Yves Gibon: «Le Président de l'Association d'Attelage Sarthoise Benoît Bouix me connaît très bien étant moi-même membre de l'association, voilà comment se sont faites les choses ! La première d'attelage sur l'hippodrome d'Écommoy est une réussite à 95 %. Comme toute entreprise humaine il y a des choses à améliorer, notamment la carrière de dressage. Nous avons travaillé le sol trop près de la date du concours, il n'a pas eu le temps de se refaire une santé .

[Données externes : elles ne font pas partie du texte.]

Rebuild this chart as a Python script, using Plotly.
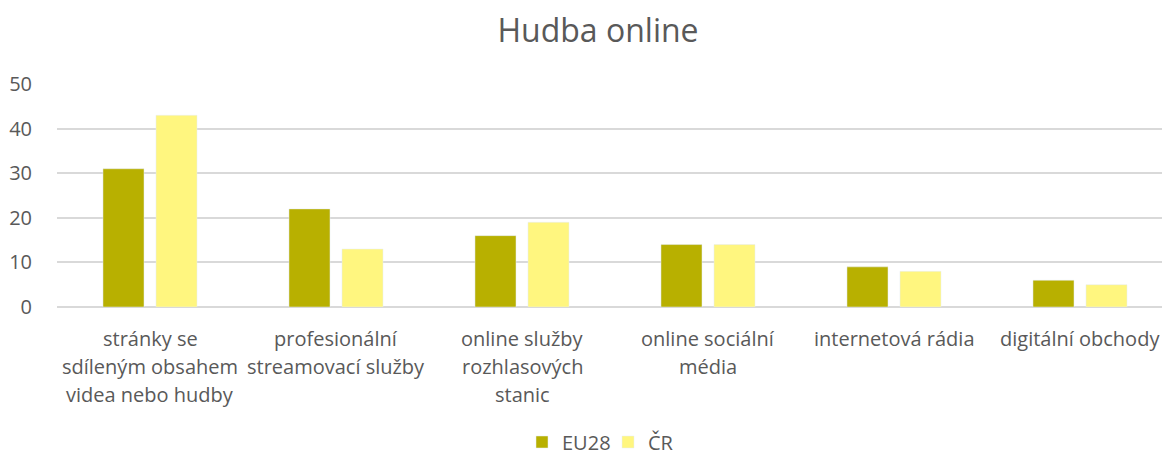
import plotly.graph_objects as go

categories = [
    "stránky se<br>sdíleným obsahem<br>videa nebo hudby",
    "profesionální<br>streamovací služby",
    "online služby<br>rozhlasových<br>stanic",
    "online sociální<br>média",
    "internetová rádia",
    "digitální obchody",
]
eu28 = [31, 22, 16, 14, 9, 6]
cr = [43, 13, 19, 14, 8, 5]
y_ticks = [0, 10, 20, 30, 40, 50]

FONT = "Open Sans"
GRAY = "#595959"
PLOT_TOP, PLOT_BOTTOM = 84, 307
PLOT_H = PLOT_BOTTOM - PLOT_TOP

fig = go.Figure()
fig.add_trace(go.Bar(x=categories, y=eu28, name="EU28", marker_color="#B8B000"))
fig.add_trace(go.Bar(x=categories, y=cr, name="ČR", marker_color="#FFF67F"))

# category labels as annotations (to control line spacing)
annotations = []
for cat in categories:
    for i, line in enumerate(cat.split("<br>")):
        py = 338 + 28 * i
        annotations.append(dict(
            x=cat, xref="x", y=-(py - PLOT_BOTTOM) / PLOT_H, yref="paper",
            text=line, showarrow=False, xanchor="center", yanchor="middle",
            font=dict(size=20, color=GRAY, family=FONT),
        ))

fig.update_layout(
    width=1162, height=457,
    margin=dict(l=57, r=0, t=PLOT_TOP, b=457 - PLOT_BOTTOM, autoexpand=False),
    paper_bgcolor="white", plot_bgcolor="white",
    barmode="group", bargap=0.43, bargroupgap=0.226,
    font=dict(family=FONT, color=GRAY, size=20),
    title=dict(text="Hudba online", x=598/1162, xref="container", xanchor="center",
               y=1 - 31/457, yanchor="middle", yref="container",
               font=dict(size=32, color=GRAY, family=FONT)),
    showlegend=True,
    legend=dict(orientation="h", x=608/1162, xref="container", xanchor="center",
                y=-(442 - PLOT_BOTTOM) / PLOT_H, yanchor="middle",
                font=dict(size=20, color=GRAY), itemwidth=30, traceorder="normal",
                entrywidth=41, entrywidthmode="pixels"),
    xaxis=dict(range=[-0.5, 5.5 - 11/186], showticklabels=False,
               showline=False, ticks=""),
    yaxis=dict(range=[0, 50], tickvals=y_ticks, showgrid=True, gridcolor="#D9D9D9",
               gridwidth=1.5, zeroline=True, zerolinecolor="#D9D9D9", zerolinewidth=1.5,
               tickfont=dict(size=20, color=GRAY), ticklabelstandoff=24),
    annotations=annotations,
)

fig.write_html(
    "out.html",
    config={"displayModeBar": False},
    post_script="document.body.style.margin='0';document.body.style.overflow='hidden';",
)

Le site se prête très bien à l'organisation d'un concours d'attelage. Nous avons un bon ensemble d'une cinquantaine de bénévoles, ce qui nous permet de prévoir un deuxième concours, toujours avec un marathon. C'est le problème qui se pose à beaucoup d'organisateurs aujourd'hui, disposer de 40 à 50 bénévoles pour l'épreuve du marathon. Nous avons retenu les dates du 30 avril et 1er mai en 2022 pour le prochain concours d'Écommoy.
Sur les hippodromes de la fédération Anjou/Maine, il y a le Meslay du Maine, Cholet, Écommoy. Il est vrai que nous sommes géographiquement bien situés, Lisieux et Luçon ne sont pas loin »
Brigitte Gibon: « il y a une très bonne dynamique entre les présidents des hippodromes. Ils acceptent tous d'autres activités sur les hippodromes, et notamment l'attelage. Ils s'ouvrent au monde de l'équitation d'une manière générale. L'un des tous premiers a été Lisieux (*) avec Alain Jan à la baguette.
Dans notre CRE du Pays de Loire notre responsable attelage Michel Naulet dynamise beaucoup la discipline. Nous remercions Michel et le CRE pays de Loire pour l'aide financière apportée à la formation».
* ndlr: le tout premier a été naturellement l'hippodrome de Compiègne, déjà dans les années 80.